Hoje precisei sair de casa sem óculos. Tinha que trocar as lentes e como meus óculos precisavam ficar na ótica, saí para trabalhar sem conseguir ver direito o que me aparecia pela frente.
Logo quando eu comecei a usar óculos (eu tinha 12 anos) a sensação de desconforto sempre vencia a minha necessidade de enxergar melhor. Andava sempre com os óculos, mas só colocava no rosto se sentisse que era necessário mesmo. Mas o tempo passou, o grau aumentou e hoje estar com os óculos é algo tão natural para mim quanto me vestir.
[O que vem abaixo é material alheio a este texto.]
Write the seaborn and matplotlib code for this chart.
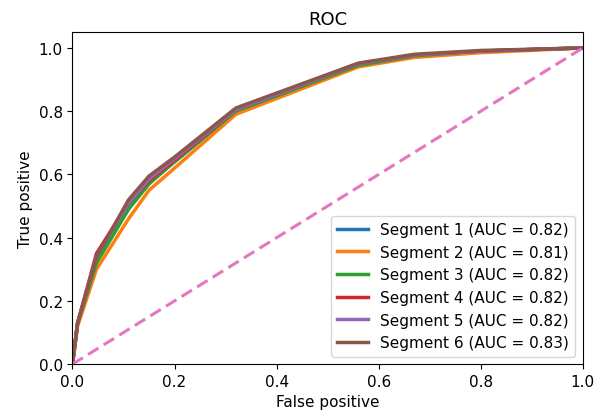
import matplotlib
matplotlib.use("Agg")
import matplotlib.pyplot as plt
import seaborn as sns
import pandas as pd

fpr = [0, 0.01, 0.047, 0.11, 0.15, 0.2, 0.32, 0.56, 0.67, 0.8, 1.0]
seg1 = [0, 0.13, 0.33, 0.50, 0.58, 0.64, 0.80, 0.945, 0.975, 0.99, 1.0]
seg2 = [0, 0.12, 0.30, 0.46, 0.55, 0.62, 0.79, 0.94, 0.97, 0.985, 1.0]
seg3 = [0, 0.13, 0.32, 0.49, 0.57, 0.64, 0.80, 0.945, 0.975, 0.99, 1.0]
seg4 = [0, 0.13, 0.35, 0.51, 0.58, 0.645, 0.805, 0.95, 0.978, 0.99, 1.0]
seg5 = [0, 0.13, 0.34, 0.51, 0.585, 0.65, 0.805, 0.95, 0.978, 0.99, 1.0]
seg6 = [0, 0.13, 0.34, 0.52, 0.595, 0.655, 0.81, 0.952, 0.98, 0.992, 1.0]
labels = ["Segment 1 (AUC = 0.82)", "Segment 2 (AUC = 0.81)", "Segment 3 (AUC = 0.82)",
          "Segment 4 (AUC = 0.82)", "Segment 5 (AUC = 0.82)", "Segment 6 (AUC = 0.83)"]
diag = [0.0, 1.0]
ticks = [0, 0.2, 0.4, 0.6, 0.8, 1.0]

rows = []
for lab, tpr in zip(labels, [seg1, seg2, seg3, seg4, seg5, seg6]):
    for x, y in zip(fpr, tpr):
        rows.append({"fpr": x, "tpr": y, "seg": lab})
df = pd.DataFrame(rows)

plt.rcParams["font.size"] = 11
fig = plt.figure(figsize=(6.04, 4.14), dpi=100)
ax = fig.add_axes([0.120, 0.118, 0.845, 0.802])
sns.lineplot(data=df, x="fpr", y="tpr", hue="seg", palette=sns.color_palette("tab10", 6),
             sort=False, estimator=None, lw=2.5, ax=ax)
ax.plot(diag, diag, color="#e377c2", lw=2.2, linestyle=(0, (4, 2)))
ax.set_xlim(0, 1.0)
ax.set_ylim(0, 1.05)
ax.set_xticks(ticks)
ax.set_yticks(ticks)
ax.tick_params(labelsize=11)
ax.set_xlabel("False positive", fontsize=11)
ax.set_ylabel("True positive", fontsize=11)
ax.set_title("ROC", fontsize=13)
ax.legend(loc="lower right", title=None, fontsize=11)
fig.savefig("out.png", dpi=100)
E é por isso que hoje pude perceber como ver através das lentes é um milagre silencioso, do tipo difícil de notar, mas que acontece de forma constante e cotidiana. Com os óculos eu posso ver o mundo do jeito que ele deve parecer (será que é isso mesmo?). Por outro lado, é estranho entender e aceitar que o seu corpo não consegue interpretar corretamente o mundo físico e suas possibilidades. Ver embaçado (e depender dos óculos para não ver assim) é se compreender limitado não pelos outros, pelo mundo ou pelo destino, mas por você mesmo, pelo que você é, pelo que você pode ser.
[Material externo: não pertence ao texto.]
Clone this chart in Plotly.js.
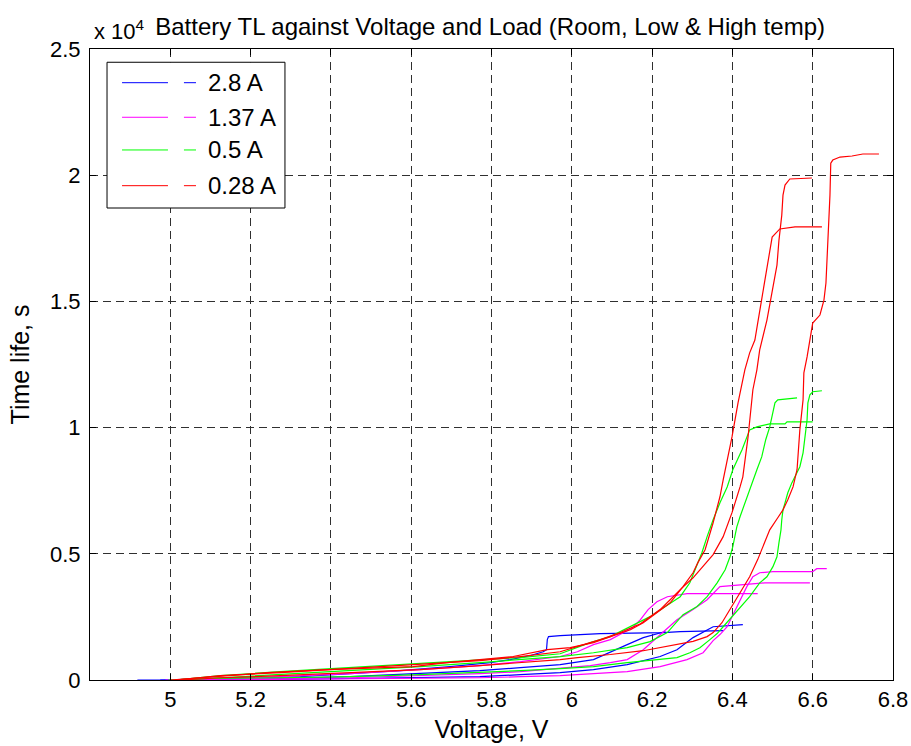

Ainda assim, me veio em um momento aleatório do dia um pensamento curioso, de como é bom poder tirar os óculos e me perceber vivo, real, com meus defeitos, limitações e circunstâncias. Eu sou alguém. Alguém incerto, incompleto e com 3º de miopia, uma pessoa com dificuldades que são só minhas, capacidades que são só minhas.
Me reconheço como parte da humanidade mais pelo que me falta do que por qualquer outra coisa que talvez eu tenha de comum. E não é bonito isso? Se saber parte e não inteiro, se perceber algo do caminho.